Today is the Octave Day of the Nativity, and this Sunday, January 6, we will celebrate the great Feast of the Epiphany. The Roman liturgy offers some wonderful chants this time of year, which are a bit outside the norm of what most Catholic laity are used to hearing, even if they are familiar with the typical Gregorian chants of the Mass.
Christmas Kalenda
Before our Solemn Midnight Mass of the Nativity at St Mary’s in Pine Bluff, we had the singing of the Christmas Kalenda. The Kalenda is not properly a part of the Mass — rather, it belongs to the Office of Prime — and normally it is nothing particularly noteworthy; it simply announces the date according to the ancient Roman calendar at the beginning of reading the day’s Martyrology entry.

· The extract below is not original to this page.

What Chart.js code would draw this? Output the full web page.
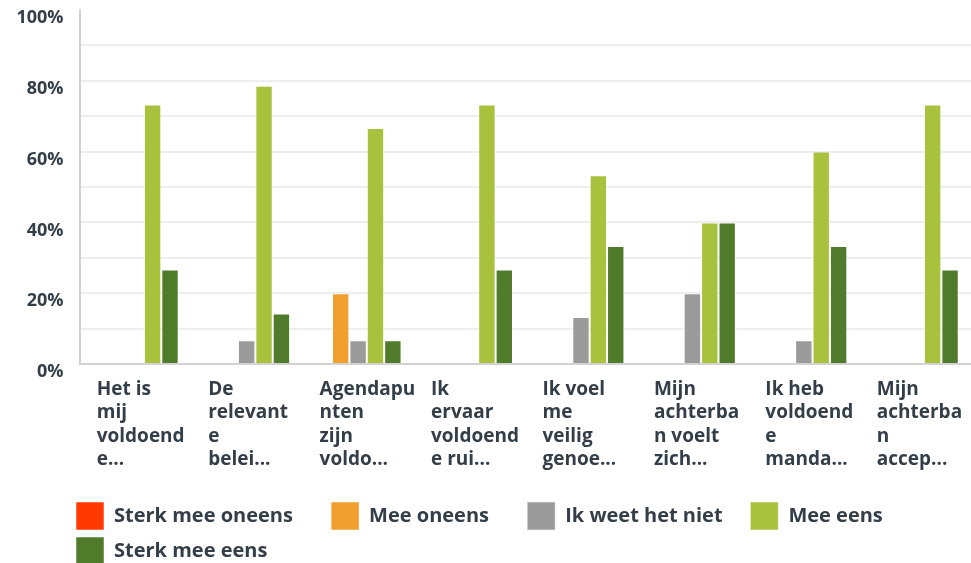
<!DOCTYPE html>
<html>
<head>
<meta charset="utf-8">
<script src="https://cdn.jsdelivr.net/npm/chart.js@4.4.1/dist/chart.umd.min.js"></script>
<style>
  html, body { margin: 0; padding: 0; background: #ffffff; }
  #wrap { width: 971px; height: 563px; position: relative; }
</style>
</head>
<body>
<div id="wrap"><canvas id="c" width="971" height="563"></canvas></div>
<script>
// ---- data ----
const categories = [
  ["Het is", "mij", "voldoend", "e..."],
  ["De", "relevant", "e", "belei..."],
  ["Agendapu", "nten", "zijn", "voldo..."],
  ["Ik", "ervaar", "voldoend", "e rui..."],
  ["Ik voel", "me", "veilig", "genoe..."],
  ["Mijn", "achterba", "n voelt", "zich..."],
  ["Ik heb", "voldoend", "e", "manda..."],
  ["Mijn", "achterba", "n", "accep..."]
];
const seriesNames = ["Sterk mee oneens", "Mee oneens", "Ik weet het niet", "Mee eens", "Sterk mee eens"];
const sterkMeeOneens = [0, 0, 0, 0, 0, 0, 0, 0];
const meeOneens      = [0, 0, 20, 0, 0, 0, 0, 0];
const ikWeetHetNiet  = [0, 6.7, 6.7, 0, 13.3, 20, 6.7, 0];
const meeEens        = [73.3, 78.6, 66.7, 73.3, 53.3, 40, 60, 73.3];
const sterkMeeEens   = [26.7, 14.3, 6.7, 26.7, 33.3, 40, 33.3, 26.7];
const yTickLabels    = [0, 20, 40, 60, 80, 100];

// ---- styling ----
const colors = ["#ff3a00", "#f1a030", "#9b9b9b", "#a8c23d", "#507b2a"];
const textColor = "#333e48";
const fontFamily = "'Open Sans', 'Noto Sans', sans-serif";
const seriesValues = [sterkMeeOneens, meeOneens, ikWeetHetNiet, meeEens, sterkMeeEens];
const legendTrail = [6, 6, 4, 6, 6];

const datasets = seriesNames.map((name, i) => ({
  label: name,
  data: seriesValues[i],
  backgroundColor: colors[i],
  borderColor: "rgba(255,255,255,0.55)",
  borderWidth: 1,
  borderSkipped: "start"
}));

const legendShift = {
  id: "legendShift",
  afterLayout(chart) {
    if (chart.legend) { chart.legend.left += 61; chart.legend.right += 61; }
  }
};

new Chart(document.getElementById("c"), {
  type: "bar",
  data: { labels: categories, datasets },
  plugins: [legendShift],
  options: {
    responsive: false,
    animation: false,
    devicePixelRatio: 1,
    layout: { padding: { left: 8, right: -3, top: 10, bottom: -12 } },
    datasets: { bar: { categoryPercentage: 0.78, barPercentage: 1.0 } },
    plugins: {
      tooltip: { enabled: false },
      legend: {
        position: "bottom",
        align: "start",
        labels: {
          boxWidth: 28,
          boxHeight: 28,
          padding: 7,
          color: textColor,
          useBorderRadius: true,
          borderRadius: 3,
          font: { family: fontFamily, size: 20, weight: "bold" },
          generateLabels: (chart) => chart.data.datasets.map((ds, i) => ({
            text: ds.label + "\u00a0".repeat(legendTrail[i]),
            fillStyle: ds.backgroundColor,
            strokeStyle: "rgba(255,255,255,0.5)",
            lineWidth: 1,
            fontColor: textColor,
            hidden: false,
            datasetIndex: i
          }))
        }
      }
    },
    scales: {
      x: {
        grid: { display: false, drawTicks: false },
        border: { display: true, color: "#d2d2d2", width: 2 },
        afterFit: (scale) => { scale.height = 131; scale.paddingLeft = 0; scale.paddingRight = 0; },
        ticks: {
          autoSkip: false,
          maxRotation: 0,
          minRotation: 0,
          align: "start",
          labelOffset: -38.5,
          padding: 14,
          color: textColor,
          font: { family: fontFamily, size: 19, weight: "bold", lineHeight: 1.23 }
        }
      },
      y: {
        min: 0,
        max: 100,
        afterFit: (scale) => { scale.width = 71.5; scale.paddingTop = 0; scale.paddingBottom = 0; },
        afterBuildTicks: (scale) => {
          scale.ticks = [];
          for (let v = 0; v <= 100; v += 10) scale.ticks.push({ value: v });
        },
        grid: {
          drawTicks: false,
          lineWidth: 2,
          color: (ctx) => (ctx.tick && (ctx.tick.value === 100 || ctx.tick.value === 0)) ? "rgba(0,0,0,0)" : "#eeeeee"
        },
        border: { display: true, color: "#d2d2d2", width: 2 },
        ticks: {
          padding: 16,
          labelOffset: 8,
          color: textColor,
          font: { family: fontFamily, size: 18, weight: "bold" },
          callback: (v) => yTickLabels.includes(v) ? v + "%" : ""
        }
      }
    }
  }
});
</script>
</body>
</html>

However, for the glorious Feast of Our Lord’s Nativity, the common Prophecy tone melody is replaced by a splendid chant, and simply stating the date does not suffice. Instead, Holy Church describes in poetic detail the place Christ holds in both salvation history and secular history:
In the 5199th year from the creation of the world, when in the beginning God created the heavens and the earth; in the 2957th year from the flood, in the 2015th year from the birth of Abraham; in the 1510th year from the going forth of the people of Israel out of Egypt under Moses; in the 1032nd year from the anointing of David as King; in the 65th week according to the prophecy of Daniel; in the 194th Olympiad; in the 752nd from the foundation of the city of Rome; in the 42nd year of the reign of the Emperor Octavian Augustus, in the 6th age of the world, while the whole earth was at peace, Jesus Christ, Himself Eternal God and Son of the Eternal Father, being pleased to hallow the world by His most gracious coming, having been conceived of the Holy Ghost, and when nine months were passed after His conception, was born of the Virgin Mary at Bethlehem of Juda made Man. The Nativity of our Lord Jesus Christ according to the Flesh.
While the Church prescribes this to be sung at Prime on Christmas Eve morning, since that Office is not often solemnly celebrated for the faithful to hear, we decided to also include it before Midnight Mass.
Epiphany Noveritis
Similarly, the Feast of the Epiphany has a special chanted proclamation: the Noveritis. So-named because of the first word of the chant, the Noveritis is an announcement of the dates of important movable feasts for the year — Septuagesima Sunday, Ash Wednesday, Easter, Ascension, Pentecost, Corpus Christi, and the First Sunday of Advent.
Whereas the Kalenda is not a part of the celebration of Mass, the Noveritis is to be sung after the Gospel on the Epiphany, at the ambo, or in the place where the Gospel is sung, by a deacon (or priest) vested in cope.
We will be including the singing of the Noveritis in its proper place at the St Mary’s Pine Bluff TLM this Sunday, 6 January 2019.